From the video about neural translation (attached screenshot below), in the forward pass of the decoder, why is the output decoder hidden state reinjected after each iteration instead of only using encoder hidden state? And it would even harm the learning, because then the decoder wouldn’t be decoding the encoder anymore but decoding its own output?
From what I understand. the loop is being using because nn.rnn cannot use the output at cell N for input at N+1. Ideally, we’d do the above loop in one forward pass, where enc hidden state is used and then predictions are chained to subsequent decoder unit’s input. Is this right?
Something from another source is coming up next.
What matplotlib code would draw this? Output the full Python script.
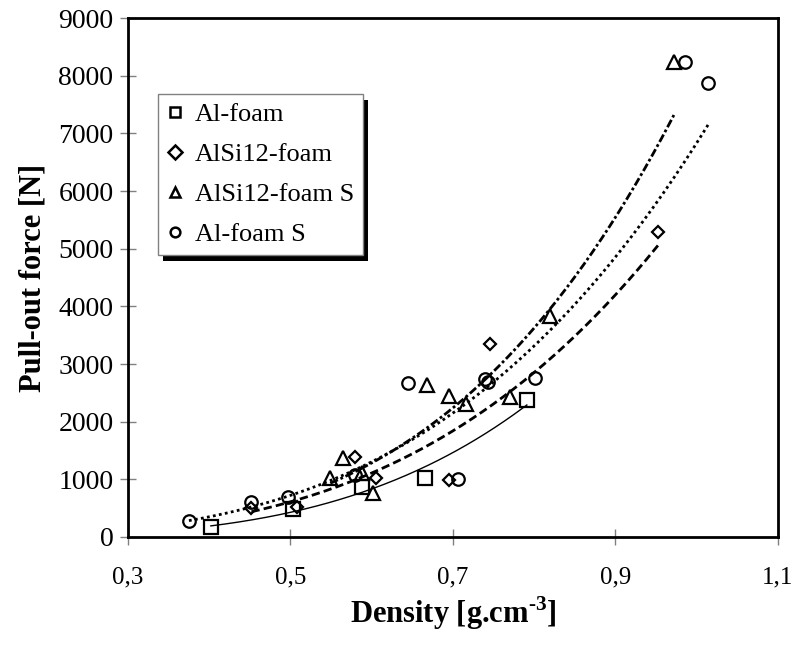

If it is, then we would want to keep the same encoder hidden state in each iteration, and then the loss be calculated only for the tensors last iteration. In the last iteration, we would’ve gone through the decoder, chaining predictions into inputs for all units, with the loss to be calculated only on this timestep
You only want to give the final hidden state of the encoder as an input to the first step of the decoder. This hidden state reflects the encoding of your input sequence. But then, when decoding, you want to allow the decoder to modify the hidden state at each step. In this sense, the knowledge from the encoder can still reflected in the hidden state, but it can be modified to improve the decoding process.
The loss is calculated after the whole batch is processed, but it is calculated for the entire sequence. The error signal is then backpropagated through all time steps to change your weights in a way that would improve the model’s prediction at each time step, not just the last one.